Return only the lines from the top of the data down to the one that holds "import matplotlib.patches as mpatches", both included, without any pictures.

Lines of data:
━━━━━━━━
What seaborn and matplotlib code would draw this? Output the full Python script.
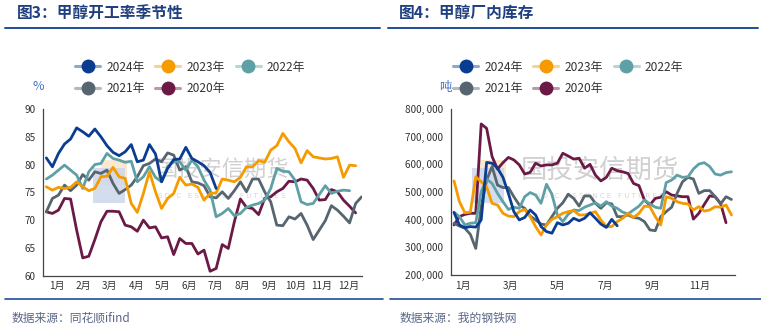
import numpy as np
import pandas as pd
import matplotlib
matplotlib.use('Agg')
import matplotlib.pyplot as plt
import seaborn as sns
from matplotlib.lines import Line2D
from matplotlib.ticker import FuncFormatter
import matplotlib.patches as mpatches

# ---------------- data ----------------
years = ['2024年', '2023年', '2022年', '2021年', '2020年']
colors = ['#0a3d91', '#f59b00', '#5fa0a6', '#56656f', '#6b1a46']
month_labels = ['1月', '2月', '3月', '4月', '5月', '6月', '7月', '8月', '9月', '10月', '11月', '12月']
inv_month_labels = ['1月', '3月', '5月', '7月', '9月', '11月']

rate_2024 = [81.2, 79.6, 82.0, 83.7, 84.6, 86.6, 85.9, 85.1, 86.4, 85.0, 83.4, 82.2, 81.6, 82.3,
             83.6, 80.5, 80.8, 83.6, 81.9, 76.9, 79.3, 80.9, 81.0, 83.1, 81.1, 80.5, 79.8, 78.6, 75.7]
rate_2023 = [76.0, 75.4, 75.9, 75.7, 75.9, 76.9, 76.0, 75.3, 75.7, 77.8, 77.9, 79.5, 77.8, 77.5,
             73.0, 71.4, 74.8, 78.7, 75.1, 72.1, 73.9, 74.8, 77.7, 76.3, 76.5, 75.9, 73.6, 74.8,
             74.9, 77.4, 77.2, 76.9, 77.7, 79.6, 79.6, 80.7, 80.4, 82.6, 83.4, 85.6, 84.1, 82.9,
             80.3, 82.5, 81.4, 81.2, 81.0, 81.1, 81.4, 77.7, 79.9, 79.8]
rate_2022 = [77.4, 78.1, 79.0, 79.9, 79.0, 78.1, 75.7, 78.7, 80.0, 80.2, 82.0, 81.1, 80.8, 80.4,
             80.6, 76.9, 77.8, 79.6, 77.7, 76.9, 79.6, 80.5, 80.5, 79.0, 80.8, 79.6, 77.2, 75.4,
             70.6, 71.2, 72.1, 70.8, 71.2, 72.3, 72.7, 73.0, 73.6, 75.7, 79.3, 78.8, 78.7, 77.2,
             73.3, 72.8, 73.0, 74.6, 76.2, 74.8, 75.2, 75.4, 75.3]
rate_2021 = [71.5, 73.9, 74.5, 76.3, 75.3, 76.3, 78.2, 77.2, 78.7, 78.4, 79.0, 76.6, 74.8, 75.5,
             76.3, 77.8, 79.8, 80.2, 81.0, 80.5, 82.1, 81.7, 79.0, 79.6, 76.9, 76.7, 76.2, 74.2,
             74.0, 75.1, 73.9, 75.3, 76.9, 75.1, 77.4, 77.4, 75.1, 73.3, 69.1, 69.0, 70.6, 70.2,
             71.2, 69.1, 66.5, 68.2, 69.9, 72.6, 71.8, 70.7, 69.5, 73.0, 74.2]
rate_2020 = [71.5, 71.2, 71.8, 73.9, 73.8, 68.2, 63.2, 63.5, 66.5, 69.7, 71.6, 71.6, 71.5, 69.1,
             68.8, 68.0, 70.0, 68.6, 68.8, 66.8, 67.0, 63.8, 66.7, 65.8, 65.8, 63.9, 64.6, 60.8,
             61.3, 65.6, 64.9, 69.7, 73.8, 72.3, 72.1, 71.0, 73.9, 74.2, 75.1, 75.7, 77.0, 76.9,
             77.4, 77.2, 75.7, 73.6, 73.7, 75.5, 75.1, 73.6, 72.5, 71.3]

inv_2024 = [426, 381, 371, 375, 373, 399, 607, 604, 586, 553, 495, 429, 399, 408, 435, 417,
            375, 357, 351, 389, 381, 387, 405, 396, 405, 425, 405, 384, 372, 401, 378]
inv_2023 = [540, 465, 425, 427, 555, 537, 519, 459, 453, 423, 413, 411, 429, 437, 411, 375,
            345, 381, 401, 411, 423, 429, 433, 417, 417, 423, 429, 399, 375, 375, 393, 405,
            423, 408, 423, 449, 447, 411, 381, 483, 477, 465, 459, 457, 435, 447, 431, 435,
            447, 445, 453, 417]
inv_2022 = [427, 411, 381, 387, 389, 501, 547, 531, 495, 465, 437, 445, 441, 483, 498, 489,
            459, 528, 492, 417, 393, 420, 435, 433, 445, 453, 461, 449, 465, 449, 441, 427,
            421, 435, 449, 471, 457, 445, 441, 534, 543, 561, 553, 555, 583, 601, 606, 592,
            565, 561, 570, 573]
inv_2021 = [387, 377, 369, 347, 296, 447, 543, 592, 525, 516, 516, 483, 453, 441, 413, 399,
            384, 381, 411, 441, 461, 492, 477, 449, 486, 486, 459, 441, 461, 457, 411, 411,
            417, 408, 405, 393, 363, 360, 411, 429, 445, 495, 537, 553, 547, 495, 505, 505,
            483, 457, 483, 473]
inv_2020 = [381, 411, 419, 423, 423, 746, 730, 628, 583, 606, 625, 616, 598, 565, 571, 604,
            594, 598, 598, 604, 640, 630, 619, 622, 586, 600, 561, 540, 553, 586, 577, 573,
            567, 531, 523, 471, 453, 477, 481, 501, 489, 486, 483, 483, 402, 423, 455, 486,
            483, 459, 389]

rate_series = [rate_2024, rate_2023, rate_2022, rate_2021, rate_2020]
inv_series = [inv_2024, inv_2023, inv_2022, inv_2021, inv_2020]


def long_df(series, offset):
    rows = []
    for y, vals in zip(years, series):
        for i, v in enumerate(vals):
            rows.append({'week': i + offset, 'value': v, 'year': y})
    return pd.DataFrame(rows)


df_rate = long_df(rate_series, 0.5)
df_inv = long_df(inv_series, 0.55)
df_inv['value'] = df_inv['value'] * 1000

# ---------------- style ----------------
sns.set_theme(style='white')
plt.rcParams['font.family'] = ['Noto Sans CJK SC', 'DejaVu Sans']
plt.rcParams['axes.unicode_minus'] = False

W, H = 761, 330
fig = plt.figure(figsize=(W / 100, H / 100), dpi=100)
fig.patch.set_facecolor('white')

title_col = '#1f3f7f'
line_col = '#1f4e96'
axis_col = '#444444'
tick_col = '#333333'
palette = dict(zip(years, colors))


def fx(px):
    return px / W


def fy(py):
    return 1 - py / H


def lighten(c, a=0.45):
    r, g, b = matplotlib.colors.to_rgb(c)
    return (1 - a * (1 - r), 1 - a * (1 - g), 1 - a * (1 - b))


def style_axes(ax):
    for s in ['top', 'right']:
        ax.spines[s].set_visible(False)
    for s in ['left', 'bottom']:
        ax.spines[s].set_color(axis_col)
        ax.spines[s].set_linewidth(0.9)
    ax.tick_params(axis='both', which='major', direction='out', length=3.5, width=0.9,
                   color=axis_col, labelsize=7.2, labelcolor=tick_col, pad=2)
    ax.set_xlabel('')
    ax.set_ylabel('')
    ax.grid(False)


def add_legend(x_left):
    order = [0, 3, 1, 4, 2]
    handles = []
    labels = []
    for k in order:
        handles.append(Line2D([0], [0], color=lighten(colors[k]), lw=2.2, marker='o',
                              markersize=9, markerfacecolor=colors[k],
                              markeredgecolor=colors[k]))
        labels.append(years[k])
    fig.legend(handles, labels, ncol=3, loc='center left',
               bbox_to_anchor=(fx(x_left), fy(78)), frameon=False, fontsize=8.6,
               handlelength=2.1, handletextpad=0.5, columnspacing=0.9, labelspacing=0.75,
               borderpad=0, borderaxespad=0, labelcolor='#333333')


def watermark(ax, logo_x, text_x, text_size):
    ax.add_patch(mpatches.Rectangle((fx(logo_x), fy(203)), fx(32), (203 - 168) / H,
                                    transform=fig.transFigure, color='#ccd7ea', alpha=0.85,
                                    zorder=0.5, lw=0))
    ax.add_patch(mpatches.Rectangle((fx(logo_x + 8), fy(185)), fx(26), (185 - 160) / H,
                                    transform=fig.transFigure, color='#fbe4c8', alpha=0.85,
                                    zorder=0.4, lw=0))
    ax.text(fx(text_x), fy(170), '国投安信期货', fontsize=text_size, color='#d0d0d0',
            ha='center', va='center', zorder=0.3, transform=fig.transFigure)
    ax.text(fx(text_x), fy(196), 'S D I C   E S S E N C E   F U T U R E S', fontsize=5,
            color='#d5d5d5', ha='center', va='center', zorder=0.3,
            transform=fig.transFigure, family='DejaVu Sans')


# ---------------- left chart ----------------
ax1 = fig.add_axes([fx(43.3), fy(275.7), fx(361.7 - 43.3), (275.7 - 109) / H])
watermark(ax1, 93, 222, 16)
sns.lineplot(data=df_rate, x='week', y='value', hue='year', palette=palette,
             hue_order=years[::-1], linewidth=2.0, ax=ax1, legend=False, sort=False)
wk_end1 = 52.5
ax1.set_xlim(0, wk_end1)
ax1.set_ylim(60, 90)
ax1.set_yticks(np.arange(60, 91, 5))
mw = wk_end1 / 12
ax1.set_xticks([mw * k for k in range(13)])
ax1.set_xticklabels([''] * 13)
ax1.set_xticks([mw * (k + 0.5) for k in range(12)], minor=True)
ax1.set_xticklabels(month_labels, minor=True)
style_axes(ax1)
ax1.tick_params(axis='x', which='minor', length=0, labelsize=7.2, labelcolor=tick_col, pad=4)

# ---------------- right chart ----------------
ax2 = fig.add_axes([fx(451), fy(275), fx(735 - 451), (275 - 109) / H])
watermark(ax2, 472, 600, 19)
sns.lineplot(data=df_inv, x='week', y='value', hue='year', palette=palette,
             hue_order=years[::-1], linewidth=2.0, ax=ax2, legend=False, sort=False)
wk_end2 = 52.2
ax2.set_xlim(0, wk_end2)
ax2.set_ylim(200000, 800000)
ax2.set_yticks(np.arange(200000, 800001, 100000))
ax2.yaxis.set_major_formatter(FuncFormatter(lambda v, p: f"{int(v) // 1000}, {int(v) % 1000:03d}"))
mw2 = wk_end2 / 12
ax2.set_xticks([mw2 * k for k in range(0, 13, 2)])
ax2.set_xticklabels([''] * 7)
ax2.set_xticks([mw2 * (k + 0.5) for k in range(0, 12, 2)], minor=True)
ax2.set_xticklabels(inv_month_labels, minor=True)
style_axes(ax2)
ax2.tick_params(axis='x', which='minor', length=0, labelsize=7.2, labelcolor=tick_col, pad=4)

# ---------------- legends, titles, decorations ----------------
add_legend(75)
add_legend(453)

fig.text(fx(38), fy(87), '%', fontsize=9, color='#4472c4', ha='center', va='center')
fig.text(fx(445), fy(88), '吨', fontsize=9, color='#4472c4', ha='center', va='center')

fig.text(fx(17), fy(13), '图3：甲醇开工率季节性', fontsize=11.3, fontweight='bold',
         color=title_col, ha='left', va='center')
fig.text(fx(399), fy(13), '图4：甲醇厂内库存', fontsize=11.3, fontweight='bold',
         color=title_col, ha='left', va='center')

for (x0, x1) in [(5, 380), (388, 758)]:
    fig.add_artist(Line2D([fx(x0), fx(x1)], [fy(28), fy(28)], color=line_col, lw=1.4))
for (x0, x1) in [(5, 383), (390, 761)]:
    fig.add_artist(Line2D([fx(x0), fx(x1)], [fy(298.5), fy(298.5)], color=line_col, lw=1.2))

fig.text(fx(12), fy(318), '数据来源：同花顺ifind', fontsize=8.5, color='#5a6788',
         ha='left', va='center', style='italic')
fig.text(fx(400), fy(318), '数据来源：我的钢铁网', fontsize=8.5, color='#5a6788',
         ha='left', va='center', style='italic')

fig.savefig('out.png', dpi=100)
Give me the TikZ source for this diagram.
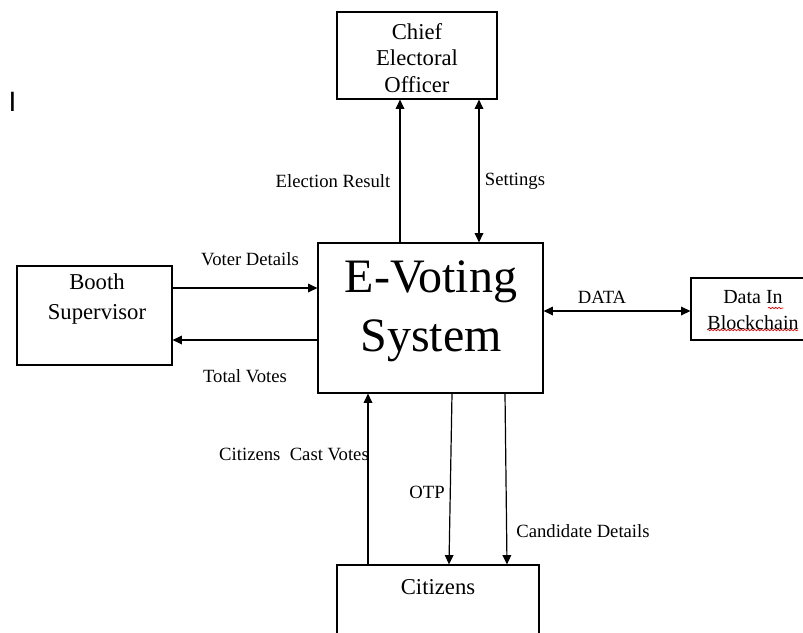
\documentclass[tikz,border=0pt]{standalone}
\usepackage{fontspec}
\setmainfont{Liberation Serif}
\setsansfont{Liberation Sans}
\usetikzlibrary{arrows.meta,decorations.pathmorphing}

\begin{document}
\begin{tikzpicture}[x=0.75pt,y=-0.75pt,
	box/.style={draw,line width=0.9pt,inner sep=0pt},
	boxtext/.style={align=center,font=\fontsize{17}{21}\selectfont},
	lbl/.style={font=\fontsize{14}{16}\selectfont},
	flow/.style={line width=0.9pt,-{Triangle[length=7pt,width=6.5pt]}},
	bothflow/.style={line width=0.9pt,{Triangle[length=7pt,width=6.5pt]}-{Triangle[length=7pt,width=6.5pt]}},
	spell/.style={red,line width=0.5pt,decorate,decoration={snake,amplitude=0.6pt,segment length=2.5pt}}]
\useasboundingbox (0,0) rectangle (803,632);

% boxes
\path
	(417,55.5) node[box,minimum width=120pt,minimum height=65.25pt] (chief) {}
	(430.5,318) node[box,minimum width=168.75pt,minimum height=112.5pt] (evoting) {}
	(94.5,315.5) node[box,minimum width=116.25pt,minimum height=74.25pt] (booth) {}
	(752,309) node[box,minimum width=91.5pt,minimum height=46.5pt] (data) {}
	(438,605) node[box,minimum width=151.5pt,minimum height=60pt] (citizens) {};

% box texts
\path
	(417,58) node[boxtext,font=\fontsize{17}{20}\selectfont] (chieftxt) {Chief\\Electoral\\Officer}
	(431,311) node[boxtext,font=\fontsize{36}{44}\selectfont] (evotingtxt) {E-Voting\\System}
	(97,299) node[boxtext,font=\fontsize{17}{22}\selectfont] (boothtxt) {Booth\\Supervisor}
	(753,310) node[boxtext,font=\fontsize{15}{19}\selectfont] (datatxt) {Data In\\Blockchain}
	(438,587) node[boxtext] (citizenstxt) {Citizens}
	(12.5,102) node[font=\sffamily\fontsize{21}{25}\selectfont] (mark) {I};
\draw[spell] (768,308) -- (783,308);
\draw[spell] (707,330) -- (798,330);

% lanes for the flows
\coordinate (er) at (400,0);
\coordinate (st) at (479,0);
\coordinate (vd) at (0,288);
\coordinate (tv) at (0,340);
\coordinate (dt) at (0,311);
\coordinate (cv) at (368,0);
\coordinate (otpa) at (452,0);
\coordinate (otpb) at (449,0);
\coordinate (cda) at (505,0);
\coordinate (cdb) at (507,0);

\draw[flow] (evoting.north -| er) -- (chief.south -| er);
\draw[bothflow] (evoting.north -| st) -- (chief.south -| st);
\draw[flow] (booth.east |- vd) -- (evoting.west |- vd);
\draw[flow] (evoting.west |- tv) -- (booth.east |- tv);
\draw[bothflow] (evoting.east |- dt) -- (data.west |- dt);
\draw[flow] (citizens.north -| cv) -- (evoting.south -| cv);
\draw[flow] (evoting.south -| otpa) -- (citizens.north -| otpb);
\draw[flow] (evoting.south -| cda) -- (citizens.north -| cdb);

% flow labels
\path
	(333,181) node[lbl] (elres) {Election Result}
	(515,181) node[lbl] (settings) {Settings}
	(250,259) node[lbl] (voterdet) {Voter Details}
	(245,376) node[lbl] (totvotes) {Total Votes}
	(602,297) node[lbl] (datalbl) {DATA}
	(294,454) node[lbl] (castvotes) {Citizens\ \ Cast Votes}
	(427,492) node[lbl] (otp) {OTP}
	(583,531) node[lbl] (canddet) {Candidate Details};
\end{tikzpicture}
\end{document}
━━━━━━━━
Response to this task
What seaborn and matplotlib code would draw this? Output the full Python script.
import numpy as np
import pandas as pd
import matplotlib
matplotlib.use('Agg')
import matplotlib.pyplot as plt
import seaborn as sns
from matplotlib.lines import Line2D
from matplotlib.ticker import FuncFormatter
import matplotlib.patches as mpatches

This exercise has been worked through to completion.